Given information:
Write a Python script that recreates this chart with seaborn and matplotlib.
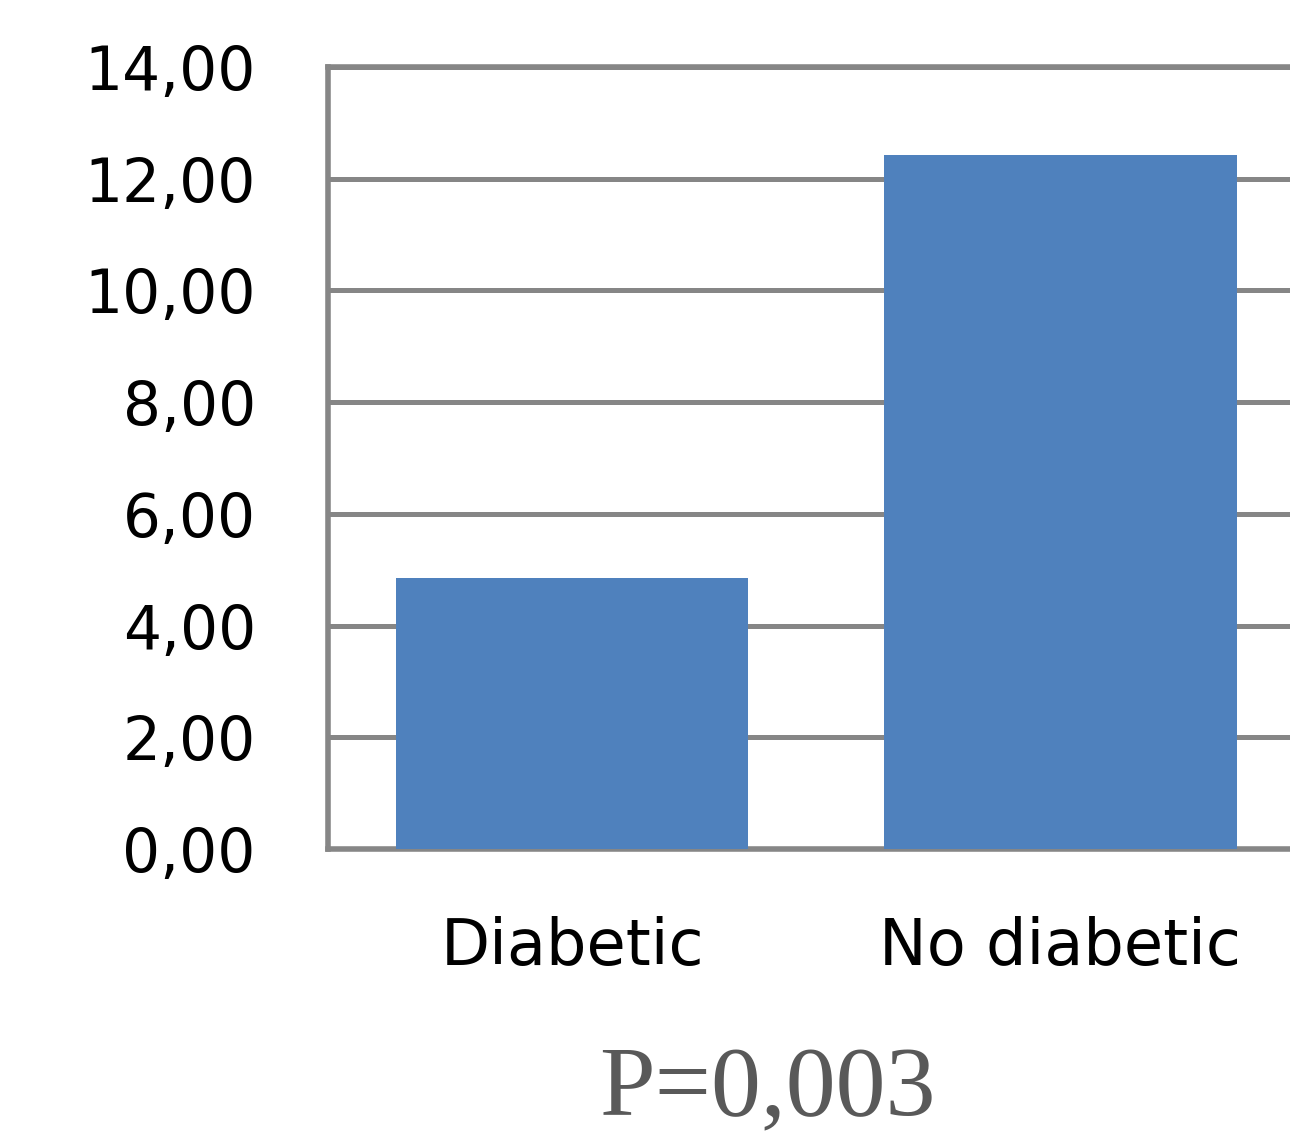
import pandas as pd
import matplotlib
matplotlib.use("Agg")
import matplotlib.pyplot as plt
import seaborn as sns

# Data
groups = ["Diabetic", "No diabetic"]
values = [4.85, 12.42]
y_ticks = [0, 2, 4, 6, 8, 10, 12, 14]
y_tick_labels = ["0,00", "2,00", "4,00", "6,00", "8,00", "10,00", "12,00", "14,00"]
p_text = "P=0,003"

df = pd.DataFrame({"group": groups, "value": values})

sns.set_style("white")
plt.rcParams['font.family'] = ['DejaVu Sans']

fig = plt.figure(figsize=(12.9, 11.36), dpi=100)
ax = fig.add_axes([0.2543, 0.2526, 0.7457, 0.6884])

grid_color = "#868686"

sns.barplot(data=df, x="group", y="value", color="#4F81BD", saturation=1,
            width=0.722, linewidth=0, edgecolor="none", ax=ax, zorder=3)

ax.set_ylim(0, 14)
ax.set_xlim(-0.5, 1.47)
ax.set_yticks(y_ticks)
ax.set_yticklabels(y_tick_labels, fontsize=43, color="black")
ax.tick_params(axis="y", length=0, pad=52)
ax.tick_params(axis="x", length=0, pad=48, labelsize=46, labelcolor="black")

ax.yaxis.grid(True, color=grid_color, linewidth=3.6, zorder=0)
ax.set_axisbelow(True)

for side in ["left", "bottom", "top"]:
    ax.spines[side].set_visible(True)
    ax.spines[side].set_color(grid_color)
    ax.spines[side].set_linewidth(4)
ax.spines["right"].set_visible(False)

ax.set_xlabel("")
ax.set_ylabel("")

fig.text(0.595, 0.0185, p_text, ha="center", va="baseline",
         fontsize=72, color="#595959", family=["Liberation Serif", "DejaVu Serif"])

fig.savefig("out.png", dpi=100)
plt.close(fig)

Exercise:
From the first line above to the line containing "import seaborn as sns", repeat each line exactly. Pictures stay out.

Response for this exercise:
Write a Python script that recreates this chart with seaborn and matplotlib.
import pandas as pd
import matplotlib
matplotlib.use("Agg")
import matplotlib.pyplot as plt
import seaborn as sns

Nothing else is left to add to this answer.